Today's Scripture Reading (July 5, 2026): Jeremiah 11
In the
aftermath of World War II, some saw an opportunity to further scientific
development in the United States. The idea was that there were scientists in
Germany who were working on the same kind of things, especially in the area of
rocketry, that scientists in the West were developing. If we could bring those
two groups together, we might make significant advances in scientific
knowledge. Those in power in the United States decided to launch a plan to
bring German scientists to the United States. The original idea was that
scientists who had not been involved in the Nazi war effort could be given
research positions in the United States. Background checks were initiated, and
the appropriate scientists were invited to come and work with the Americans on
various projects, including rocketry and the space race to the moon.
It wasn't
long before a conspiracy theory began to circulate that there were Germans who
were being invited to come to the United States who weren't the innocent
academics they were portrayed to be. Nazi officers were being given government
positions in the United States. And these scientists were not men who had
slipped through the cracks in the policy designed to keep them out; the
government knew they were here; in fact, the American government knew who these
men were when it extended the invitation for them to join the American scientific
industry.
There is
something nefarious about conspiracy theories, yet they seem to arise in almost
every field of achievement. The moon landing didn't really happen; what we
believe was a moon landing was staged on a top-secret Hollywood set. Or the
concept that the various school shootings were faked by people who support gun
control. The message is that you have been deceived, and what you think you see
cannot be believed. Usually, the deception lies with those who preach that we
have been deceived.
However,
sometimes, the conspiracy theories are true. And in the case of Nazi scientists
being given positions in the American government, it was true. Research in the
1970s uncovered "Operation Paperclip," a secret American Intelligence
program that brought more than 1600 German scientists into the United States,
including men who the government knew were members of the Nazi Party. Kurt
Debus, the first director of the Kennedy Space Center, was a member of the
Schutzstaffel (SS) during World War II. Wernher von Braun, sometimes called the
"father of the American lunar program" and the "father of rocket
science," was also a member of the SS during World War II and a member of
the Nazi Party from 1937 until 1945, when the Nazi Party was disbanded. Some
have argued that von Braun and some of his compatriots escaped justice for
their knowledge of war crimes because they were able to help the United States
beat the Soviet Union in the Cold War.
Jeremiah
writes that God alluded to a conspiracy that was alive in Jerusalem and Judah.

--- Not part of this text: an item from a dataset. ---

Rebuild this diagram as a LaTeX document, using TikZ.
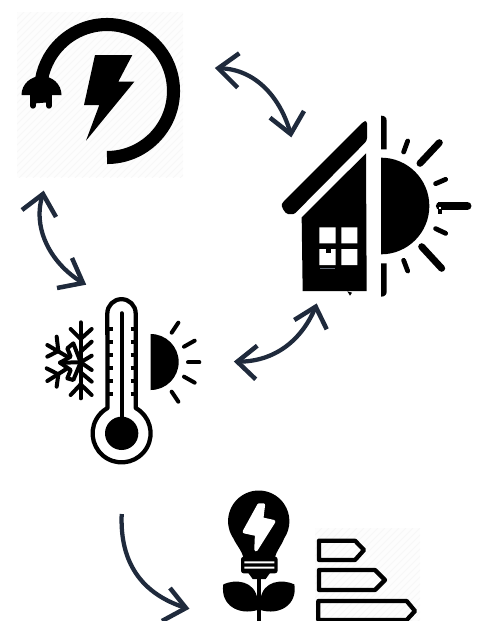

Some experts think this was a figure of speech, but I think some religious
leaders led a conspiracy against belief in God. The problem was that these
leaders found God inconvenient, so they led the people away from true worship
of the God of Israel, deceiving them and allowing them to be molded by the
political leadership. Many people who decided to follow the conspirators would
suffer defeat for that decision. All because the conspiracy was actually true,
and people like Jeremiah, who fought against the conspiracy, were few.